--- begin Dataset excerpt ---
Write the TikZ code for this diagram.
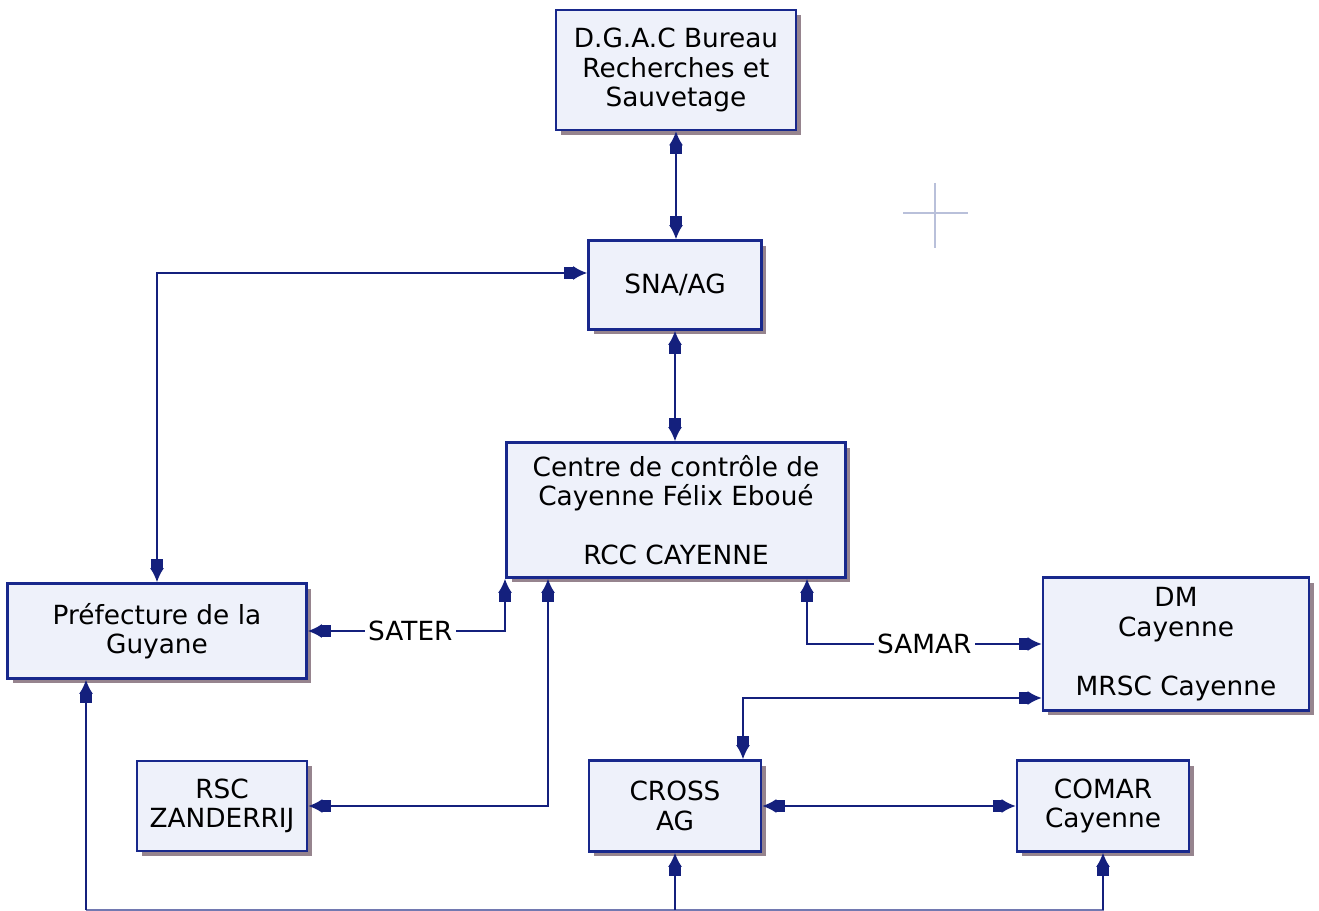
\documentclass[tikz,border=0pt]{standalone}
\usepackage{fontspec}
\setmainfont{DejaVu Sans}
\usepackage{tikz}
\usetikzlibrary{arrows.meta,calc,shadows}
\definecolor{boxnavy}{RGB}{24,40,140}
\definecolor{linknavy}{RGB}{20,32,125}
\definecolor{boxfill}{RGB}{238,241,250}
\definecolor{shadowmauve}{RGB}{150,132,142}
\definecolor{crossgrey}{RGB}{185,192,218}
\tikzset{
  orgbox/.style={rectangle, draw=boxnavy, line width=1.5pt, fill=boxfill,
                 align=center, inner sep=0pt,
                 font=\fontsize{15}{16.8}\selectfont,
                 drop shadow={shadow xshift=0.1cm, shadow yshift=-0.1cm,
                              fill=shadowmauve, opacity=1}},
  link/.style={draw=linknavy, line width=1.1pt,
               {Latex[length=8pt,width=8pt]Rectangle[length=5pt,width=7pt]}-{Rectangle[length=5pt,width=7pt]Latex[length=8pt,width=8pt]}},
  uplink/.style={draw=linknavy, line width=1.1pt,
                 -{Rectangle[length=5pt,width=7pt]Latex[length=8pt,width=8pt]}},
  buslink/.style={draw=linknavy!60, line width=0.8pt},
  linklabel/.style={fill=white, inner sep=2pt, font=\fontsize{15}{16.8}\selectfont},
  crossmark/.style={draw=crossgrey, line width=0.6pt},
}
\begin{document}
\begin{tikzpicture}[x=0.02cm, y=-0.02cm]
  \useasboundingbox (0,0) rectangle (1319,911);

  % boxes
  \node[orgbox, minimum width=4.8cm, minimum height=2.4cm] (dgac) at (676,70)
    {D.G.A.C Bureau\\Recherches et\\Sauvetage};
  \node[orgbox, minimum width=3.46cm, minimum height=1.78cm] (sna) at (675,285) {SNA/AG};
  \node[orgbox, minimum width=6.78cm, minimum height=2.7cm] (rcc) at (676,510)
    {Centre de contrôle de\\Cayenne Félix Eboué\\[16.8pt]RCC CAYENNE};
  \node[orgbox, minimum width=5.98cm, minimum height=1.9cm] (pref) at (157,631)
    {Préfecture de la\\Guyane};
  \node[orgbox, minimum width=5.32cm, minimum height=2.66cm] (dm) at (1176,644)
    {DM\\Cayenne\\[16.8pt]MRSC Cayenne};
  \node[orgbox, minimum width=3.4cm, minimum height=1.8cm] (rsc) at (222,806) {RSC\\ZANDERRIJ};
  \node[orgbox, minimum width=3.44cm, minimum height=1.82cm] (cross) at (675,806) {CROSS\\AG};
  \node[orgbox, minimum width=3.44cm, minimum height=1.82cm] (comar) at (1103,806) {COMAR\\Cayenne};

  % links
  \draw[link] (dgac.south) -- (dgac.south |- sna.north);
  \draw[link] (sna.south) -- (sna.south |- rcc.north);
  \draw[link] ($(sna.west)+(0,-12)$) -| (pref.north);
  \draw[link] ($(rcc.south)+(-171,0)$) |- node[linklabel, pos=0.74] {SATER} (pref.east);
  \draw[link] ($(rcc.south)+(-128,0)$) |- (rsc.east);
  \draw[link] ($(rcc.south)+(131,0)$) |- node[linklabel, pos=0.75] {SAMAR} (dm.west);
  \draw[link] ($(dm.west)+(0,54)$) -| ($(cross.north)+(68,0)$);
  \draw[link] (cross.east) -- (comar.west);

  % bottom bus
  \coordinate (busL) at (86,910);
  \coordinate (busR) at (1104,910);
  \draw[buslink] (busL) -- (busR);
  \draw[uplink] (busL) -- (busL |- pref.south);
  \draw[uplink] (cross.south |- busL) -- (cross.south);
  \draw[uplink] (comar.south |- busL) -- (comar.south);

  % faint cross mark
  \draw[crossmark] (903,213) -- (968,213) (935,183) -- (935,248);
\end{tikzpicture}
\end{document}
--- end Dataset excerpt ---
→ **What you should do**:
Please quote the lines of the material, beginning with the first and ending with the one that contains "(0,0) rectangle (1319,911);", exactly as written and without any pictures.

→ **Answer to the problem**:
Write the TikZ code for this diagram.
\documentclass[tikz,border=0pt]{standalone}
\usepackage{fontspec}
\setmainfont{DejaVu Sans}
\usepackage{tikz}
\usetikzlibrary{arrows.meta,calc,shadows}
\definecolor{boxnavy}{RGB}{24,40,140}
\definecolor{linknavy}{RGB}{20,32,125}
\definecolor{boxfill}{RGB}{238,241,250}
\definecolor{shadowmauve}{RGB}{150,132,142}
\definecolor{crossgrey}{RGB}{185,192,218}
\tikzset{
  orgbox/.style={rectangle, draw=boxnavy, line width=1.5pt, fill=boxfill,
                 align=center, inner sep=0pt,
                 font=\fontsize{15}{16.8}\selectfont,
                 drop shadow={shadow xshift=0.1cm, shadow yshift=-0.1cm,
                              fill=shadowmauve, opacity=1}},
  link/.style={draw=linknavy, line width=1.1pt,
               {Latex[length=8pt,width=8pt]Rectangle[length=5pt,width=7pt]}-{Rectangle[length=5pt,width=7pt]Latex[length=8pt,width=8pt]}},
  uplink/.style={draw=linknavy, line width=1.1pt,
                 -{Rectangle[length=5pt,width=7pt]Latex[length=8pt,width=8pt]}},
  buslink/.style={draw=linknavy!60, line width=0.8pt},
  linklabel/.style={fill=white, inner sep=2pt, font=\fontsize{15}{16.8}\selectfont},
  crossmark/.style={draw=crossgrey, line width=0.6pt},
}
\begin{document}
\begin{tikzpicture}[x=0.02cm, y=-0.02cm]
  \useasboundingbox (0,0) rectangle (1319,911);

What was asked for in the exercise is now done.